The PAT trainings, like Royal Road, or PAT 8, Living in Grace or PAT 1, 2 and 3, perform this stripping-away function too, so by doing it in Santiago de Compostela we get a double dose. As the training progresses we become a lot more Spanish. The assisting team has a kind of innocence. They laugh a lot, and move more slowly, with more purpose and less drama than is usual at these retreats. The unraveling that is the basis of the PAT process seems more careful and complete here. I’ve tried to describe the PAT process in the last couple of articles I wrote, so I’m not going to try to do it again. Suffice it to say that it’s a process of undoing patterns, staying in the present, and residing in awareness instead of in the objects of awareness. That process of de-objectifying the consciousness leads to more awareness of the subject, the observer, the “I am,” the Self.

In this PAT the theme is J-R’s book, The Path to Mastership, and the qualities of mastership. I’ve never found an obvious difference between these various PAT-style trainings that’s clear to the conscious mind, but often what’s most subtle carries the most power. These trainings, to me, are places where energy or inner reality becomes much more powerful than outer form. For a while the tables are turned, and we get a chance to live from the point of view of what is watching, from cause rather than effect. As a result what’s more refined and microscopic takes on more power, because we’re acting from the center rather than from the periphery, from behind the fulcrum rather than at the far end of the lever. So what a training is called, and its themes and verbal trappings, often seep into the consciousness unnoticed and have an effect that’s independent of what’s being done outwardly (which is pretty similar from training to training). Gradually the themes of the training become real inside us, not through any “doing,” but because that’s what the Traveler is radiating on other levels. So it’s not like you wake up and you’re a Master, but you wake up and you know something is different, miraculously handled by the spiritual energy, and all you really had to do was sit in a chair, walk around, talk, participate in the processes, meditate, eat, occasionally dance to the “sit-down music” that introduces each session. You’re as close as you can get to mastership given how much you’re willing to let go, and there’s a sense that what we’re tapping into has no limitations. We absorb it according to how much we choose to empty ourselves. For me, the body and the basic self are so well taken care of at this hotel-spa that I can’t help but relax. There are no hard edges, nothing jarring that might induce a reaction, so the letting-go process is frictionless.
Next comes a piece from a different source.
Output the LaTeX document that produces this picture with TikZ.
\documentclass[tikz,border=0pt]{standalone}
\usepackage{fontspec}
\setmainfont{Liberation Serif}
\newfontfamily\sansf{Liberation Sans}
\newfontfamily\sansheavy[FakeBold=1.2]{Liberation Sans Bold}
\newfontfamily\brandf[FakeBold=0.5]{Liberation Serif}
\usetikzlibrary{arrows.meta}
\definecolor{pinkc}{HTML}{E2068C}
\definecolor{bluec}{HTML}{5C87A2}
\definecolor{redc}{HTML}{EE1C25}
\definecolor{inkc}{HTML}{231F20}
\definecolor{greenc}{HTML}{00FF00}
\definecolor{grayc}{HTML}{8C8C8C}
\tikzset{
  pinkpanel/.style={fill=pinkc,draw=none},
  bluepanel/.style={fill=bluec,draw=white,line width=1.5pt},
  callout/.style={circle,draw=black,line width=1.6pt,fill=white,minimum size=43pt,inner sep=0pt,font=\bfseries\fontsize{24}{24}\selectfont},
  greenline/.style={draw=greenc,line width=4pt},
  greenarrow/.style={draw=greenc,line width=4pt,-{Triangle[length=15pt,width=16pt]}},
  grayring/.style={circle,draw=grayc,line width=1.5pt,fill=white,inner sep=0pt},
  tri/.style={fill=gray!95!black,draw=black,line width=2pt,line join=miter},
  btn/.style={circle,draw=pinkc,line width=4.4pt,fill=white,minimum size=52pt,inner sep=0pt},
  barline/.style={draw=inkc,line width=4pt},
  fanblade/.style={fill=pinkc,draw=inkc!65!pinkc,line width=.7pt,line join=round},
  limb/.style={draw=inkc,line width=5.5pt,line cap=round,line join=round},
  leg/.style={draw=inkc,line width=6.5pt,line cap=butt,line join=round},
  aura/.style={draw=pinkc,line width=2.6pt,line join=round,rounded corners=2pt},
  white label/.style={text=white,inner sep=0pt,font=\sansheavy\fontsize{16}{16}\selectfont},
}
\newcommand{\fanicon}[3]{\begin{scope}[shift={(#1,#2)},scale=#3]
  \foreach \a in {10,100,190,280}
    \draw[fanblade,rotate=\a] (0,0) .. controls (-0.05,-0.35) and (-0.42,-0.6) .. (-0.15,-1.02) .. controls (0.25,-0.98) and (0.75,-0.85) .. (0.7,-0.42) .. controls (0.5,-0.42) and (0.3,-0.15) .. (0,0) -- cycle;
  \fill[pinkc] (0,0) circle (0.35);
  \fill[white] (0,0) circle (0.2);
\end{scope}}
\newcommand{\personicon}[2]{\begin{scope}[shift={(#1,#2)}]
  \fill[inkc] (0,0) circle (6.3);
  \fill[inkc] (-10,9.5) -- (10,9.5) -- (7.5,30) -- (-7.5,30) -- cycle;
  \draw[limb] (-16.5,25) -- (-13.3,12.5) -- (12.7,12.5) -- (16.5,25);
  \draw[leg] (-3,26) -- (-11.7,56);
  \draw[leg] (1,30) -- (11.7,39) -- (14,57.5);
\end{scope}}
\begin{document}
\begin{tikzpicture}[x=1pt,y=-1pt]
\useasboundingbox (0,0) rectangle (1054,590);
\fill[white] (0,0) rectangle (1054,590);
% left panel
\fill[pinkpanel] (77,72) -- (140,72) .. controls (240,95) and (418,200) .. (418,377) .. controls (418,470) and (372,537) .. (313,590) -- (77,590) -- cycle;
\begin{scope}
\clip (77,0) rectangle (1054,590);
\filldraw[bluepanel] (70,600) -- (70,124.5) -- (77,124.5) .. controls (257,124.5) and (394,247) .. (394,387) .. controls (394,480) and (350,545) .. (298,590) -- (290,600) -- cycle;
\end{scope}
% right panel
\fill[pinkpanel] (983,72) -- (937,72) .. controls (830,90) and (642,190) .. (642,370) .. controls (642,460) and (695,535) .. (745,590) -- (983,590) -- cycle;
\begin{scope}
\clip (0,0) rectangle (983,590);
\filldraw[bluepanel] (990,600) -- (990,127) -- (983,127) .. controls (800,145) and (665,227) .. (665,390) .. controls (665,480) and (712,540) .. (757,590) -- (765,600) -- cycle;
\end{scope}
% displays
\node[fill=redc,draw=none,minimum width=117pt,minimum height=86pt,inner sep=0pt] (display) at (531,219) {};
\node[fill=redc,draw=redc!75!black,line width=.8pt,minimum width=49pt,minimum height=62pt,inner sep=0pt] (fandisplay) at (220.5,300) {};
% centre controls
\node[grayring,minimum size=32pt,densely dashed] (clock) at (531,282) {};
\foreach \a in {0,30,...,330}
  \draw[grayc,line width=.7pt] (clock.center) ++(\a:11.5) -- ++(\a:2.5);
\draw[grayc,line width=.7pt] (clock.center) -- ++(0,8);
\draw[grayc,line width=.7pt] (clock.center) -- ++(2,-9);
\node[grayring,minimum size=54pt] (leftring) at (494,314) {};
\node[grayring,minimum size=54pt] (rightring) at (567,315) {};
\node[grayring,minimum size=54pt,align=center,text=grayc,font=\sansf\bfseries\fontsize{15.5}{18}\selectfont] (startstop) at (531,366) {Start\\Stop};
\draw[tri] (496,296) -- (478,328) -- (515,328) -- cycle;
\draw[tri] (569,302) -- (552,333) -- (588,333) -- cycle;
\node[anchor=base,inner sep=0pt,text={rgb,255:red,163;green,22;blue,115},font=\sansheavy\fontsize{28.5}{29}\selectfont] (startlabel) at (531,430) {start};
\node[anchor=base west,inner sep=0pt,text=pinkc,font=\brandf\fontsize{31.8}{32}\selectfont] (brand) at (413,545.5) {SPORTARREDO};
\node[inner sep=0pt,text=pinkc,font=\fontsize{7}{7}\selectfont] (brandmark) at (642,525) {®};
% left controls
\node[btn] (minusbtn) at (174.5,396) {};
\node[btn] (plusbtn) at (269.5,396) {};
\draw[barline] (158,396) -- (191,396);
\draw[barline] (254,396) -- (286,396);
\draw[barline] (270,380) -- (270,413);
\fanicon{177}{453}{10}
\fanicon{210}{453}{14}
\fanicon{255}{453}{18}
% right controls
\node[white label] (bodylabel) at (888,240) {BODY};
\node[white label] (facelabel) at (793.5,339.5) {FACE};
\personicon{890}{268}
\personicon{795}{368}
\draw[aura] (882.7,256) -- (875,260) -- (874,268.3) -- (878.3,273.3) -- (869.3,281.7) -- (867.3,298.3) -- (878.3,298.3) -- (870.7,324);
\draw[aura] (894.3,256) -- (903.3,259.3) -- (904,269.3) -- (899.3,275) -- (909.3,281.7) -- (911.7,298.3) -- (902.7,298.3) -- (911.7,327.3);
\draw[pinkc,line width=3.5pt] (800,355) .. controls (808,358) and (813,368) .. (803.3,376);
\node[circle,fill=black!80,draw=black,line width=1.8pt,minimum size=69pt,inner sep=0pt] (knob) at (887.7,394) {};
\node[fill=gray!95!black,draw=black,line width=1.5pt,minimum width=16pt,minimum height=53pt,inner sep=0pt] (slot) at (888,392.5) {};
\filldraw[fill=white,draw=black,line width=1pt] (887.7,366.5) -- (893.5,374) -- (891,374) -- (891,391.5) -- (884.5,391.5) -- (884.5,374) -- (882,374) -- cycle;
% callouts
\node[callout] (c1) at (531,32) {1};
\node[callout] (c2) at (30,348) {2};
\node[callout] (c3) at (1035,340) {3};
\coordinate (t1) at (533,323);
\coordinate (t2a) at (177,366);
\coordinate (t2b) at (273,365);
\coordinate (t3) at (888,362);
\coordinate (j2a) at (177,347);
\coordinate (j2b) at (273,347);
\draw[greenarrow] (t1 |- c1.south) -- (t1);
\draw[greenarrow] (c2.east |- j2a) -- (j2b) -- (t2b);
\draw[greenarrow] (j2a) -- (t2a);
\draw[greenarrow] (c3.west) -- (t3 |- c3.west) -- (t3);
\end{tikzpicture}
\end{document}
It’s a very civilized, European PAT. In our outdoor meditations, instead of walking through the wilderness or along the rugged coast of northern California, we walk through gardens and country lanes, and spread out on lawns, or in chaise lounges in the shade near ivied stone walls and trickling fountains. We’re fed magnificent food (a French chef, and the cuisine has all the sensitivity of French cooking but with more simplicity and heart). It’s an abundant, non-ascetical PAT–not luxurious, but light, comfortable and heavenly. It’s a perfect kickoff to the upcoming Heaven on Earth tour through Switzerland and Italy. We get to be young children for a while, coddled in this childlike country, watching our inner world from a window seat.